▶ _GIVEN EXERCISE_: Print, word for word, the opening line of the data below and every line after it through the line that contains "(0,0) rectangle (533,621);", but not the pictures.

▶ _GIVEN INFORMATION_:

..........

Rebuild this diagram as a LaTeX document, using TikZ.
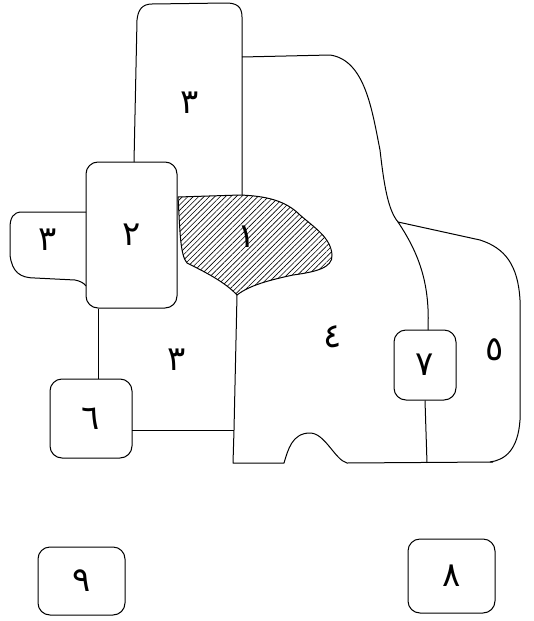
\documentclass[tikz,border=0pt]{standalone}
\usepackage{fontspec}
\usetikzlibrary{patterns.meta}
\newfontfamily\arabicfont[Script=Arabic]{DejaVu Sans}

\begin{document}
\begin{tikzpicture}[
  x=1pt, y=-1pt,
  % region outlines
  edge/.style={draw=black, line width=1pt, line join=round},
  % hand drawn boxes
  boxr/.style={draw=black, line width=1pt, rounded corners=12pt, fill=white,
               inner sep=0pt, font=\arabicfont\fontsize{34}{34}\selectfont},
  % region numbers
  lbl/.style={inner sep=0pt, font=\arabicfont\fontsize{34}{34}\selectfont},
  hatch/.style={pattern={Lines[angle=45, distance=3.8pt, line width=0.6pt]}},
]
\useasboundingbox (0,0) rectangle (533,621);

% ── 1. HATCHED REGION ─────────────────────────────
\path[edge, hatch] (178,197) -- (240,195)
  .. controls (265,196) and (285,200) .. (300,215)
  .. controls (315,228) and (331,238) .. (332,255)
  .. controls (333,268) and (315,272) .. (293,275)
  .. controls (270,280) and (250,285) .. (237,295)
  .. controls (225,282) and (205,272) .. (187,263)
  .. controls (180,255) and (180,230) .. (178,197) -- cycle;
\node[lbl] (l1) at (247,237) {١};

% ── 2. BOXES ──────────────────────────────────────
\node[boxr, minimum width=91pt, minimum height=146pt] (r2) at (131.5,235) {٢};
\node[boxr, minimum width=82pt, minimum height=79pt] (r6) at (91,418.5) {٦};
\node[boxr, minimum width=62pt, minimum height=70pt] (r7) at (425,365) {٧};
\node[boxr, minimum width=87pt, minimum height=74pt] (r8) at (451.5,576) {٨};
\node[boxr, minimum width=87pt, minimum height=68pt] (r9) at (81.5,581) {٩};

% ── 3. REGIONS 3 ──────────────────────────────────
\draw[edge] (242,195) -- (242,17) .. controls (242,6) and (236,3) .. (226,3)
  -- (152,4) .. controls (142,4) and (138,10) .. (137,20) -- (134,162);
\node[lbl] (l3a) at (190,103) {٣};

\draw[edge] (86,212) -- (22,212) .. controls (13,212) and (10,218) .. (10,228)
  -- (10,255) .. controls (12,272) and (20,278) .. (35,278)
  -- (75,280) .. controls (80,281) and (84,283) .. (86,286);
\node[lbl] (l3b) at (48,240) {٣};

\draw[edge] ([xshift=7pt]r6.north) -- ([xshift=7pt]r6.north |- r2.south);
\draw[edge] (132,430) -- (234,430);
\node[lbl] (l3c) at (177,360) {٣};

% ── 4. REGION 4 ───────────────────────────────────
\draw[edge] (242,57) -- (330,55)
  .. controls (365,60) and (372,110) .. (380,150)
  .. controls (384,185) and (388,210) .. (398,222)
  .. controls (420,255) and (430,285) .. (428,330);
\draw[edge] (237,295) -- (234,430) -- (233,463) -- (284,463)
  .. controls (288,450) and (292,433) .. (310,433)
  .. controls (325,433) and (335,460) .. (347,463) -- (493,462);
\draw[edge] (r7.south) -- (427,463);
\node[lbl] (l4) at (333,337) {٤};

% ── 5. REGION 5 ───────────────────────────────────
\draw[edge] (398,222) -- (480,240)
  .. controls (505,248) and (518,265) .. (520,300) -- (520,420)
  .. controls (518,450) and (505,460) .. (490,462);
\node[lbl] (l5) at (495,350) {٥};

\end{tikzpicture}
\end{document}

..........

▶ _COMPLETED TASK_:
Rebuild this diagram as a LaTeX document, using TikZ.
\documentclass[tikz,border=0pt]{standalone}
\usepackage{fontspec}
\usetikzlibrary{patterns.meta}
\newfontfamily\arabicfont[Script=Arabic]{DejaVu Sans}

\begin{document}
\begin{tikzpicture}[
  x=1pt, y=-1pt,
  % region outlines
  edge/.style={draw=black, line width=1pt, line join=round},
  % hand drawn boxes
  boxr/.style={draw=black, line width=1pt, rounded corners=12pt, fill=white,
               inner sep=0pt, font=\arabicfont\fontsize{34}{34}\selectfont},
  % region numbers
  lbl/.style={inner sep=0pt, font=\arabicfont\fontsize{34}{34}\selectfont},
  hatch/.style={pattern={Lines[angle=45, distance=3.8pt, line width=0.6pt]}},
]
\useasboundingbox (0,0) rectangle (533,621);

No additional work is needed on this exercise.